Empowering the Network
In today’s era of “thousands of chains,” a public blockchain must stand out by highlighting its advantages. Ethereum boasts Total Value Locked (TVL) and an extensive application ecosystem, Solana thrives on its vast developer community, and Arbitrum excels in reliability and operational capabilities. So, what are TON’s strengths? In a world where scalability solutions have matured and “high performance” is no longer the key determinant of success, how does TON maintain an active ecosystem?
The answer lies in networks: social networks and network services.

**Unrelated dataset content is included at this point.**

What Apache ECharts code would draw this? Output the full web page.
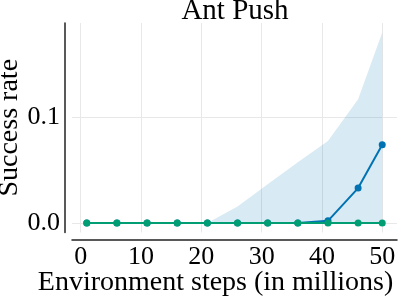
<!DOCTYPE html>
<html>
<head>
<meta charset="utf-8">
<script src="https://cdn.jsdelivr.net/npm/echarts@6/dist/echarts.min.js"></script>
<style>html,body{margin:0;padding:0;background:#fff}#c{width:399px;height:297px}</style>
</head>
<body>
<div id="c"></div>
<script>
// Data
var steps = [1, 6, 11, 16, 21, 26, 31, 36, 41, 46, 50];
var blueMean = [0, 0, 0, 0, 0, 0, 0, 0, 0.002, 0.033, 0.074];
var blueUpper = [0, 0, 0, 0, 0, 0.0155, 0.0365, 0.0573, 0.0774, 0.117, 0.180];
var greenMean = [0, 0, 0, 0, 0, 0, 0, 0, 0, 0, 0];
var xTicks = [0, 10, 20, 30, 40, 50];
var yTicks = [0.0, 0.1];
var titleText = 'Ant Push';
var xLabel = 'Environment steps (in millions)';
var yLabel = 'Success rate';

function pairs(xs, ys) { return xs.map(function (x, i) { return [x, ys[i]]; }); }
function isTick(list, v) { return list.some(function (t) { return Math.abs(t - v) < 1e-9; }); }

var FONT = '"Liberation Serif", serif';
var chart = echarts.init(document.getElementById('c'), null, { renderer: 'canvas' });
chart.setOption({
  animation: false,
  backgroundColor: '#fff',
  title: {
    text: titleText, left: 235, top: -3, padding: 0, textAlign: 'center',
    textStyle: { fontFamily: FONT, fontSize: 29, fontWeight: 'normal', color: '#000' }
  },
  grid: { left: 72, right: 2, top: 23, bottom: 64.5, containLabel: false, outerBoundsMode: 'none' },
  xAxis: {
    type: 'value', min: -1.45, max: 52.45, splitNumber: 5, offset: 7.5,
    name: xLabel, nameLocation: 'middle', nameGap: 29, nameMoveOverlap: false,
    nameTextStyle: { fontFamily: FONT, fontSize: 28, color: '#000', padding: [0, 38, 0, 0] },
    axisLine: { show: true, onZero: false, lineStyle: { color: '#222', width: 1.5 } },
    axisTick: { show: false },
    axisLabel: {
      showMinLabel: false, showMaxLabel: false, fontFamily: FONT, fontSize: 26, color: '#000', margin: 4,
      formatter: function (v) { return isTick(xTicks, v) ? String(v) : ''; }
    },
    splitLine: { show: true, showMinLine: false, showMaxLine: false, lineStyle: { color: '#e8e8e8', width: 1 } }
  },
  yAxis: {
    type: 'value', min: -0.009, max: 0.189, splitNumber: 2, offset: 7,
    name: yLabel, nameLocation: 'middle', nameGap: 41, nameMoveOverlap: false,
    nameTextStyle: { fontFamily: FONT, fontSize: 28, color: '#000' },
    axisLine: { show: true, onZero: false, lineStyle: { color: '#222', width: 1.5 } },
    axisTick: { show: false },
    axisLabel: {
      showMinLabel: false, showMaxLabel: false, fontFamily: FONT, fontSize: 26, color: '#000', margin: 5,
      formatter: function (v) { return isTick(yTicks, v) ? v.toFixed(1) : ''; }
    },
    splitLine: { show: true, showMinLine: false, showMaxLine: false, lineStyle: { color: '#e8e8e8', width: 1 } }
  },
  series: [
    {
      type: 'line', data: pairs(steps, blueUpper), symbol: 'none',
      lineStyle: { width: 0 }, areaStyle: { color: 'rgba(1,115,178,0.22)', origin: 0 }, z: 1, silent: true
    },
    {
      type: 'line', data: pairs(steps, blueMean), symbol: 'circle', symbolSize: 7,
      itemStyle: { color: '#0173b2' }, lineStyle: { color: '#0173b2', width: 2 }, z: 2
    },
    {
      type: 'line', data: pairs(steps, greenMean), symbol: 'circle', symbolSize: 7,
      itemStyle: { color: '#029e73' }, lineStyle: { color: '#029e73', width: 2 }, z: 3
    }
  ]
});
</script>
</body>
</html>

From a social network perspective, we need to consider the needs of Telegram users. Telegram is a hub for international trade, which gave rise to TON Payment. The built-in wallet within Telegram lowers the entry barrier for users. Users also have a desire to showcase their artistic aesthetics, which is where TON NFTs serve as an excellent social tool. Lastly, gaming with friends brings joy, and GameFi allows for rapid expansion through social networks.
Network services are TON’s expertise. TON has reimagined traditional web services, creating the internet of the future. Anonymous eSIM realizes Telegram’s initial vision of a privacy-protecting social network. TON Domains improve readability, making it easier for users to find each other within the TON network. TON URLs, TON Proxies, and TON WWW aim to provide a decentralized, secure, and reliable internet for everyone. TON Storage is an upgraded version of Torrent, ensuring the security of user data through decentralized storage.
TON’s use of blockchain technology goes beyond fundraising; it aims to build a more decentralized, secure, and reliable internet. This is TON for the network.
Conclusion
Unfortunately, judging by the current level of activity in the TON ecosystem, it seems that there isn’t a significant demand for a more decentralized, secure, and reliable internet. This is a challenge faced by all blockchain projects today. Most people enter the blockchain ecosystem for financial gains rather than a genuine need for decentralized services. Without the wealth effect, projects struggle to sustain attention.
Fortunately, the TON ecosystem is well-funded. TON has established a multi-million-dollar ecosystem fund dedicated to investing in and incubating projects within the TON ecosystem. With the largest monthly active user base in the entire Web3 world, we have reason to believe that the future of the TON ecosystem will experience a breakthrough. It is definitely worth continuous attention.